### Set task
Only the lines from the top of the listing below to the line that has "import plotly.graph_objects as go" should be echoed, with both ends kept and pictures left out.
— Start of Dataset content —
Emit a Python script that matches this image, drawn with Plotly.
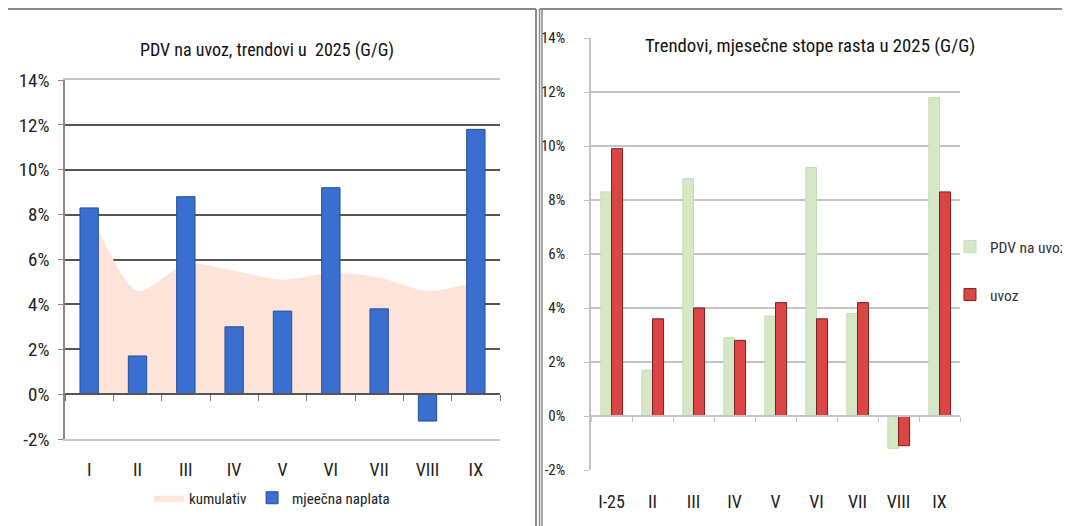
import plotly.graph_objects as go

# ---------------- data ----------------
months_left = ["I", "II", "III", "IV", "V", "VI", "VII", "VIII", "IX"]
kumulativ = [8.3, 4.6, 5.8, 5.5, 5.1, 5.4, 5.2, 4.6, 5.0]
mjesecna_naplata = [8.3, 1.7, 8.8, 3.0, 3.7, 9.2, 3.8, -1.2, 11.8]

months_right = ["I-25", "II", "III", "IV", "V", "VI", "VII", "VIII", "IX"]
pdv_na_uvoz = [8.3, 1.7, 8.8, 2.9, 3.7, 9.2, 3.8, -1.2, 11.8]
uvoz = [9.9, 3.6, 4.0, 2.8, 4.2, 3.6, 4.2, -1.1, 8.3]

y_ticks = [-2, 0, 2, 4, 6, 8, 10, 12, 14]
y_ticktext = [f"{v}%" for v in y_ticks]

title_left = "PDV na uvoz, trendovi u  2025 (G/G)"
title_right = "Trendovi, mjesečne stope rasta u 2025 (G/G)"

FONT = "Roboto Condensed, Liberation Sans Narrow, Roboto, sans-serif"

# the page body has an 8px margin; size the figure so it fills the window
OX, OY = 8, 8
FW, FH = 1070 - OX, 526 - OY


def px_x(v):
    return max(0.0, (v - OX) / FW)


def px_y(v):
    return min(1.0, 1 - (v - OY) / FH)


fig = go.Figure()

# left chart: cumulative area (base axes, below bars)
fig.add_trace(go.Scatter(
    x=months_left, y=kumulativ, name="kumulativ", mode="lines",
    line=dict(shape="spline", width=0, color="#fde3d8", smoothing=0.8),
    fill="tozeroy", fillcolor="#fde3d8",
    xaxis="x", yaxis="y", legend="legend",
))
# left chart: monthly bars (overlay axis, above area)
fig.add_trace(go.Bar(
    x=months_left, y=mjesecna_naplata, name="mjeečna naplata",
    marker=dict(color="#3a6ecf", line=dict(color="#24509e", width=1)),
    width=0.38, xaxis="x3", yaxis="y", legend="legend",
))

# right chart
fig.add_trace(go.Bar(
    x=months_right, y=pdv_na_uvoz, name="PDV na uvoz",
    marker=dict(color="#d6e7c6", line=dict(color="#c6dcb2", width=1)),
    width=0.26, offset=-0.26, xaxis="x2", yaxis="y2", legend="legend2",
))
fig.add_trace(go.Bar(
    x=months_right, y=uvoz, name="uvoz",
    marker=dict(color="#dc4545", line=dict(color="#7a2020", width=1)),
    width=0.27, offset=0.0, xaxis="x4", yaxis="y2", legend="legend3",
))

left_dom_x = [px_x(65), px_x(500)]
left_dom_y = [px_y(439), px_y(80)]
right_dom_x = [px_x(591), px_x(960)]
right_dom_y = [px_y(470), px_y(38)]

cat_font = dict(family=FONT, size=18, color="#222")

fig.update_layout(
    width=FW, height=FH,
    margin=dict(l=0, r=0, t=0, b=0, autoexpand=False),
    paper_bgcolor="white", plot_bgcolor="white",
    barmode="overlay",
    font=dict(family=FONT, size=15, color="#222"),
    xaxis=dict(domain=left_dom_x, anchor="y", type="category", automargin=False,
               categoryorder="array", categoryarray=months_left,
               range=[-0.5, 8.5], showgrid=False, zeroline=False,
               showline=True, mirror=True, linecolor="#c8c8c8", linewidth=1.5,
               ticks="", ticklabelstandoff=14, tickfont=cat_font),
    yaxis=dict(domain=left_dom_y, anchor="x", range=[-2, 14], automargin=False,
               tickvals=y_ticks, ticktext=y_ticktext,
               tickfont=dict(family=FONT, size=19, color="#222"),
               showgrid=True, gridcolor="#555", gridwidth=1.5, zeroline=False,
               showline=True, linecolor="#888", linewidth=1.5,
               ticks="outside", ticklen=5, tickcolor="#888",
               ticklabelstandoff=5),
    xaxis3=dict(domain=left_dom_x, overlaying="x", anchor="free", automargin=False,
                position=px_y(394), type="category",
                categoryorder="array", categoryarray=months_left,
                range=[-0.5, 8.5], showgrid=False, zeroline=False,
                showline=True, linecolor="#555", linewidth=1.5,
                ticks="outside", tickson="boundaries", ticklen=6,
                tickcolor="#777", showticklabels=False),
    xaxis2=dict(domain=right_dom_x, anchor="y2", type="category", automargin=False,
                categoryorder="array", categoryarray=months_right,
                range=[-0.5, 8.5], showgrid=False, zeroline=False,
                showline=False, ticks="", ticklabelstandoff=19, tickfont=cat_font),
    yaxis2=dict(domain=right_dom_y, anchor="x2", range=[-2, 14], automargin=False,
                tickvals=y_ticks, ticktext=y_ticktext,
                tickfont=dict(family=FONT, size=15, color="#222"),
                showgrid=True, gridcolor="#c4c4c4", gridwidth=1.5, zeroline=False,
                showline=True, linecolor="#c4c4c4", linewidth=1.5,
                ticks="outside", ticklen=5, tickcolor="#c4c4c4",
                ticklabelstandoff=16),
    xaxis4=dict(domain=right_dom_x, overlaying="x2", anchor="free", automargin=False,
                position=px_y(416), type="category",
                categoryorder="array", categoryarray=months_right,
                range=[-0.5, 8.5], showgrid=False, zeroline=False,
                showline=True, linecolor="#c4c4c4", linewidth=1.5,
                ticks="outside", tickson="boundaries", ticklen=5,
                tickcolor="#c4c4c4", showticklabels=False),
    legend=dict(orientation="h", x=px_x(272), y=px_y(498),
                xanchor="center", yanchor="middle",
                font=dict(family=FONT, size=15, color="#222"),
                itemwidth=30, bgcolor="rgba(0,0,0,0)"),
    legend2=dict(x=px_x(950), y=px_y(247), xanchor="left", yanchor="middle",
                 font=dict(family=FONT, size=15.5, color="#333"),
                 itemwidth=30, bgcolor="rgba(0,0,0,0)"),
    legend3=dict(x=px_x(950), y=px_y(295), xanchor="left", yanchor="middle",
                 font=dict(family=FONT, size=15.5, color="#333"),
                 itemwidth=30, bgcolor="rgba(0,0,0,0)"),
    annotations=[
        dict(text=title_left, x=px_x(267), y=px_y(50), xref="paper", yref="paper",
             showarrow=False, xanchor="center", yanchor="middle",
             font=dict(family=FONT, size=18, color="#111")),
        dict(text=title_right, x=px_x(810), y=px_y(46), xref="paper", yref="paper",
             showarrow=False, xanchor="center", yanchor="middle",
             font=dict(family=FONT, size=18.8, color="#111")),
    ],
    shapes=[
        dict(type="line", xref="paper", yref="paper", x0=px_x(5), x1=px_x(536),
             y0=px_y(9), y1=px_y(9), line=dict(color="#8a8a8a", width=2)),
        dict(type="line", xref="paper", yref="paper", x0=px_x(536), x1=px_x(536),
             y0=px_y(9), y1=0, line=dict(color="#8a8a8a", width=2)),
        dict(type="line", xref="paper", yref="paper", x0=px_x(539.5), x1=px_x(539.5),
             y0=px_y(9), y1=0, line=dict(color="#8a8a8a", width=1.5)),
        dict(type="line", xref="paper", yref="paper", x0=px_x(542), x1=px_x(542),
             y0=px_y(9), y1=0, line=dict(color="#8a8a8a", width=1.5)),
        dict(type="line", xref="paper", yref="paper", x0=px_x(539.5), x1=1,
             y0=px_y(9), y1=px_y(9), line=dict(color="#8a8a8a", width=2)),
    ],
)

fig.write_html("out.html")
— End of Dataset content —
### Result of this exercise
Emit a Python script that matches this image, drawn with Plotly.
import plotly.graph_objects as go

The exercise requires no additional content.